Tying all of this together, the complete example is listed below:

from keras.preprocessing.image import load_img
from keras.preprocessing.image import img_to_array
from keras.applications.vgg16 import preprocess_input
from keras.applications.vgg16 import decode_predictions
from keras.applications.vgg16 import VGG16
# load the model
model = VGG16()
# load an image from file
image = load_img('mug.jpg', target_size=(224, 224))
# convert the image pixels to a numpy array
image = img_to_array(image)
# reshape data for the model
image = image.reshape((1, image.shape[0], image.shape[1], image.shape[2]))
# prepare the image for the VGG model
image = preprocess_input(image)
# predict the probability across all output classes
yhat = model.predict(image)
# convert the probabilities to class labels
label = decode_predictions(yhat)
# retrieve the most likely result, e.g. highest probability
label = label[0][0]
# print the classification
print('%s (%.2f%%)' % (label[1], label[2]*100))

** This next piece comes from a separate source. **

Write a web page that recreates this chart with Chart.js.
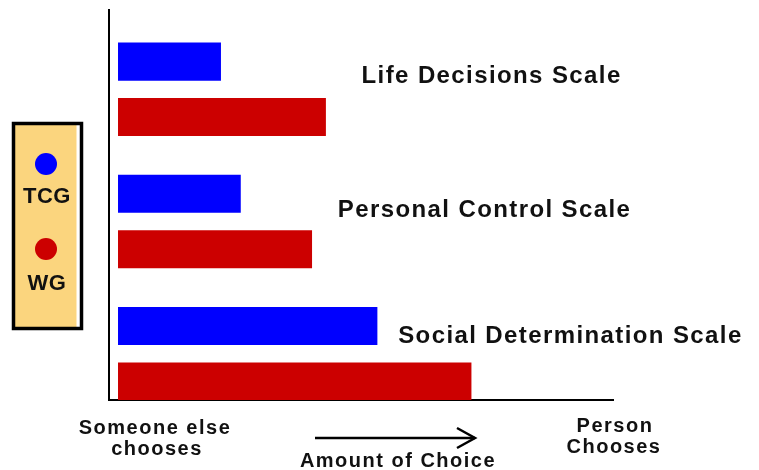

Running the example, we can see that the image is correctly classified as a “coffee mug” with a 81% likelihood.

coffee_mug (80.61%)

Extensions

This section lists some ideas for extending the tutorial that you may wish to explore.

Create a Function. Update the example and add a function that given an image filename and the loaded model will return the classification result.
Command Line Tool. Update the example so that given an image filename on the command line, the program will report the classification for the image.
Report Multiple Classes. Update the example to report the top 5 most likely classes for a given image and their probabilities.

Summary

In this tutorial, you discovered the VGG convolutional neural network models for image classification.

Specifically, you learned:

About the ImageNet dataset and competition and the VGG winning models.
How to load the VGG model in Keras and summarize its structure.
How to use the loaded VGG model to classifying objects in ad hoc photographs.